# start of SOURCE EXCERPT
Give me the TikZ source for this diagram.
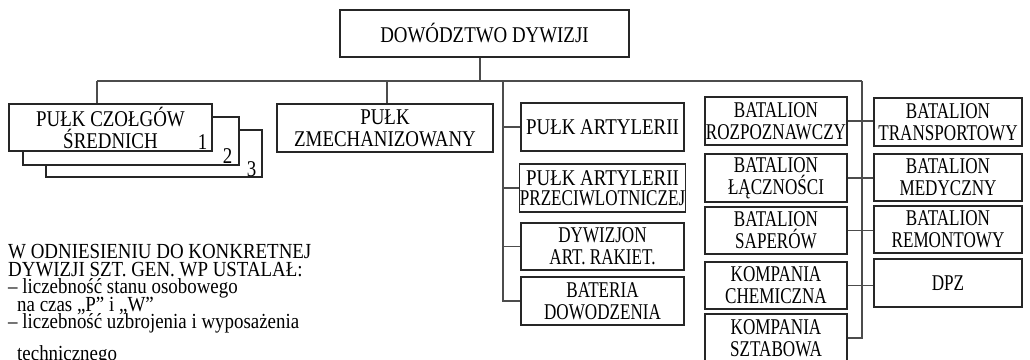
\documentclass[tikz,border=0pt]{standalone}
\usepackage{fontspec}
\setmainfont{Liberation Serif}[FakeStretch=0.84]
\newfontfamily\narrowfont{Liberation Serif}[FakeStretch=0.76]
\newfontfamily\notefont{Liberation Serif}[FakeStretch=0.88]
\usetikzlibrary{calc}
\definecolor{boxc}{gray}{0.15}
\definecolor{linec}{gray}{0.3}
\begin{document}
\begin{tikzpicture}[x=1pt,y=-1pt,
  box/.style={draw=boxc, line width=1.1pt, fill=white, align=center, inner sep=0pt,
    text=black, font=\fontsize{22.5}{22}\selectfont},
  nbox/.style={box, font=\narrowfont\fontsize{22.5}{22}\selectfont},
  conn/.style={draw=linec, line width=1.1pt},
  num/.style={anchor=base east, inner sep=0pt, font=\fontsize{22.5}{22}\selectfont},
  note/.style={anchor=north west, inner sep=0pt, align=left,
    font={\notefont\fontsize{21.5}{17.5}\selectfont\lineskiplimit=-100pt\lineskip=0pt}}]
\useasboundingbox (0,0) rectangle (1030,359);
\clip (0,0) rectangle (1030,359);
% top
\node[box, minimum width=289pt, minimum height=47pt] (dd) at (484.5,33.5) {DOWÓDZTWO DYWIZJI};
% stacked tank regiments
\node[box, minimum width=216pt, minimum height=47pt] (pc3) at (154,153.5) {};
\node[box, minimum width=216pt, minimum height=48pt] (pc2) at (131,141) {};
\node[box, minimum width=203pt, minimum height=47pt] (pc1) at (110.5,127.5) {PUŁK CZOŁGÓW\\ŚREDNICH};
\node[num] (n1) at ($(pc1.south east)+(-5,-2)$) {1};
\node[num] (n2) at ($(pc2.south east)+(-7,-2)$) {2};
\node[num] (n3) at ($(pc3.south east)+(-6,-1.5)$) {3};
\node[box, minimum width=216pt, minimum height=48pt] (pz) at (385,128) {PUŁK\\ZMECHANIZOWANY};
% artillery column
\node[box, minimum width=163pt, minimum height=48pt] (pa) at (602.5,127) {PUŁK ARTYLERII};
\node[box, minimum width=163pt, minimum height=48pt, font=\fontsize{22.5}{20}\selectfont] (pap) at (602.5,188) {PUŁK ARTYLERII\\{\narrowfont PRZECIWLOTNICZEJ}};
\node[nbox, minimum width=163pt, minimum height=47pt] (dar) at (602.5,246.5) {DYWIZJON\\ART. RAKIET.};
\node[nbox, minimum width=163pt, minimum height=48pt] (bd) at (602.5,301) {BATERIA\\DOWODZENIA};
% battalions left column
\node[nbox, minimum width=142pt, minimum height=48pt] (br) at (776,121) {BATALION\\ROZPOZNAWCZY};
\node[nbox, minimum width=142pt, minimum height=48pt] (bl) at (776,178) {BATALION\\ŁĄCZNOŚCI};
\node[nbox, minimum width=142pt, minimum height=47pt] (bs) at (776,230.5) {BATALION\\SAPERÓW};
\node[nbox, minimum width=142pt, minimum height=47pt] (kc) at (776,285.5) {KOMPANIA\\CHEMICZNA};
\node[nbox, minimum width=142pt, minimum height=48pt] (ks) at (776,338) {KOMPANIA\\SZTABOWA};
% battalions right column
\node[nbox, minimum width=148pt, minimum height=48pt] (bt) at (948,122) {BATALION\\TRANSPORTOWY};
\node[nbox, minimum width=148pt, minimum height=47pt] (bm) at (948,177.5) {BATALION\\MEDYCZNY};
\node[nbox, minimum width=148pt, minimum height=47pt] (brem) at (948,229.5) {BATALION\\REMONTOWY};
\node[nbox, minimum width=148pt, minimum height=48pt] (dpz) at (948,283) {DPZ};
% connectors
\coordinate (top) at (480,81);
\coordinate (b1) at (97,81);
\coordinate (b2) at (387,81);
\coordinate (b3) at (503,81);
\coordinate (b4) at (862,81);
\draw[conn] (dd.south -| top) -- (top);
\draw[conn] (b1) -- (b4);
\draw[conn] (b1) -- (b1 |- pc1.north);
\draw[conn] (b2) -- (b2 |- pz.north);
\draw[conn] (b3) |- (bd.west);
\draw[conn] (pa.west -| b3) -- (pa.west);
\draw[conn] (pap.west -| b3) -- (pap.west);
\draw[conn] (dar.west -| b3) -- (dar.west);
\draw[conn] (b4) |- (ks.east);
\draw[conn] (br.east) -- (br.east -| bt.west);
\draw[conn] (bl.east) -- (bl.east -| bm.west);
\draw[conn] (bs.east) -- (bs.east -| brem.west);
\draw[conn] (kc.east) -- (kc.east -| dpz.west);
% note text
\node[note] (note) at (8,244.5) {W ODNIESIENIU DO KONKRETNEJ\\
DYWIZJI SZT. GEN. WP USTALAŁ:\\
– liczebność stanu osobowego\\
\hspace*{9pt}na czas „P” i „W”\\
– liczebność uzbrojenia i wyposażenia\\[14.5pt]
\hspace*{9pt}technicznego};
\end{tikzpicture}
\end{document}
# end of SOURCE EXCERPT
Your copy of the data should match it exactly, except that pictures are left out.

§ **CORRECT RESULT**
Give me the TikZ source for this diagram.
\documentclass[tikz,border=0pt]{standalone}
\usepackage{fontspec}
\setmainfont{Liberation Serif}[FakeStretch=0.84]
\newfontfamily\narrowfont{Liberation Serif}[FakeStretch=0.76]
\newfontfamily\notefont{Liberation Serif}[FakeStretch=0.88]
\usetikzlibrary{calc}
\definecolor{boxc}{gray}{0.15}
\definecolor{linec}{gray}{0.3}
\begin{document}
\begin{tikzpicture}[x=1pt,y=-1pt,
  box/.style={draw=boxc, line width=1.1pt, fill=white, align=center, inner sep=0pt,
    text=black, font=\fontsize{22.5}{22}\selectfont},
  nbox/.style={box, font=\narrowfont\fontsize{22.5}{22}\selectfont},
  conn/.style={draw=linec, line width=1.1pt},
  num/.style={anchor=base east, inner sep=0pt, font=\fontsize{22.5}{22}\selectfont},
  note/.style={anchor=north west, inner sep=0pt, align=left,
    font={\notefont\fontsize{21.5}{17.5}\selectfont\lineskiplimit=-100pt\lineskip=0pt}}]
\useasboundingbox (0,0) rectangle (1030,359);
\clip (0,0) rectangle (1030,359);
% top
\node[box, minimum width=289pt, minimum height=47pt] (dd) at (484.5,33.5) {DOWÓDZTWO DYWIZJI};
% stacked tank regiments
\node[box, minimum width=216pt, minimum height=47pt] (pc3) at (154,153.5) {};
\node[box, minimum width=216pt, minimum height=48pt] (pc2) at (131,141) {};
\node[box, minimum width=203pt, minimum height=47pt] (pc1) at (110.5,127.5) {PUŁK CZOŁGÓW\\ŚREDNICH};
\node[num] (n1) at ($(pc1.south east)+(-5,-2)$) {1};
\node[num] (n2) at ($(pc2.south east)+(-7,-2)$) {2};
\node[num] (n3) at ($(pc3.south east)+(-6,-1.5)$) {3};
\node[box, minimum width=216pt, minimum height=48pt] (pz) at (385,128) {PUŁK\\ZMECHANIZOWANY};
% artillery column
\node[box, minimum width=163pt, minimum height=48pt] (pa) at (602.5,127) {PUŁK ARTYLERII};
\node[box, minimum width=163pt, minimum height=48pt, font=\fontsize{22.5}{20}\selectfont] (pap) at (602.5,188) {PUŁK ARTYLERII\\{\narrowfont PRZECIWLOTNICZEJ}};
\node[nbox, minimum width=163pt, minimum height=47pt] (dar) at (602.5,246.5) {DYWIZJON\\ART. RAKIET.};
\node[nbox, minimum width=163pt, minimum height=48pt] (bd) at (602.5,301) {BATERIA\\DOWODZENIA};
% battalions left column
\node[nbox, minimum width=142pt, minimum height=48pt] (br) at (776,121) {BATALION\\ROZPOZNAWCZY};
\node[nbox, minimum width=142pt, minimum height=48pt] (bl) at (776,178) {BATALION\\ŁĄCZNOŚCI};
\node[nbox, minimum width=142pt, minimum height=47pt] (bs) at (776,230.5) {BATALION\\SAPERÓW};
\node[nbox, minimum width=142pt, minimum height=47pt] (kc) at (776,285.5) {KOMPANIA\\CHEMICZNA};
\node[nbox, minimum width=142pt, minimum height=48pt] (ks) at (776,338) {KOMPANIA\\SZTABOWA};
% battalions right column
\node[nbox, minimum width=148pt, minimum height=48pt] (bt) at (948,122) {BATALION\\TRANSPORTOWY};
\node[nbox, minimum width=148pt, minimum height=47pt] (bm) at (948,177.5) {BATALION\\MEDYCZNY};
\node[nbox, minimum width=148pt, minimum height=47pt] (brem) at (948,229.5) {BATALION\\REMONTOWY};
\node[nbox, minimum width=148pt, minimum height=48pt] (dpz) at (948,283) {DPZ};
% connectors
\coordinate (top) at (480,81);
\coordinate (b1) at (97,81);
\coordinate (b2) at (387,81);
\coordinate (b3) at (503,81);
\coordinate (b4) at (862,81);
\draw[conn] (dd.south -| top) -- (top);
\draw[conn] (b1) -- (b4);
\draw[conn] (b1) -- (b1 |- pc1.north);
\draw[conn] (b2) -- (b2 |- pz.north);
\draw[conn] (b3) |- (bd.west);
\draw[conn] (pa.west -| b3) -- (pa.west);
\draw[conn] (pap.west -| b3) -- (pap.west);
\draw[conn] (dar.west -| b3) -- (dar.west);
\draw[conn] (b4) |- (ks.east);
\draw[conn] (br.east) -- (br.east -| bt.west);
\draw[conn] (bl.east) -- (bl.east -| bm.west);
\draw[conn] (bs.east) -- (bs.east -| brem.west);
\draw[conn] (kc.east) -- (kc.east -| dpz.west);
% note text
\node[note] (note) at (8,244.5) {W ODNIESIENIU DO KONKRETNEJ\\
DYWIZJI SZT. GEN. WP USTALAŁ:\\
– liczebność stanu osobowego\\
\hspace*{9pt}na czas „P” i „W”\\
– liczebność uzbrojenia i wyposażenia\\[14.5pt]
\hspace*{9pt}technicznego};
\end{tikzpicture}
\end{document}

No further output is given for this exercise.